Cronenberg declared in interviews that he was not aiming at adapting Consumed for the big screen. It is too bad, because financial logic would have forced him to let go of most of the travelling and concentrate the movie in France, or Canada. It would also have led him get rid of his fetish for high tech gadgetry, something he kept ay bay on the screen but takes an awful lot of space here. The 3D printer is a great idea, but who cares about digital camera optics that much? One gets the idea of planned technological obsolescence and its consumerist background by page 20. Still being lectured about it on page 200 is a tad annoying.

The Cannes episode is scrumptious. The starting point is as infamous as possible. The Budapest and Tokyo segments could take place anywhere else. Naomi is kind of a bitch and Nathan quite a moron. The most compelling character is Celestine, and she’s only reminisced, or investigated, by other, less developped characters.

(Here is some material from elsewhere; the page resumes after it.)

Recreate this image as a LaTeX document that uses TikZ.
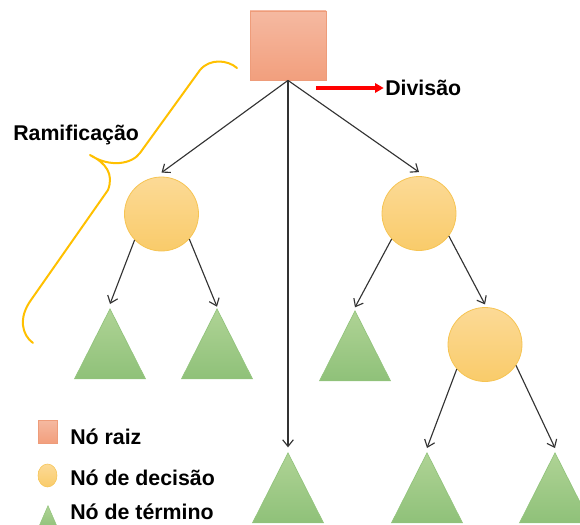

The book does not end, it pauses, leaving the reader wondering what really happened in North Korea. Are the insects real? What the hell will happen to Naomi and Nathan? Not that one cares too much, happy for the ride as he is. But frankly, Mr Cronenberg, that’s a lot of build up before you lost interest and kinda quit. Witnessing the connection of so many random threads was thrilling, but watching most of the balls falling from the juggler’s hands is a letdown.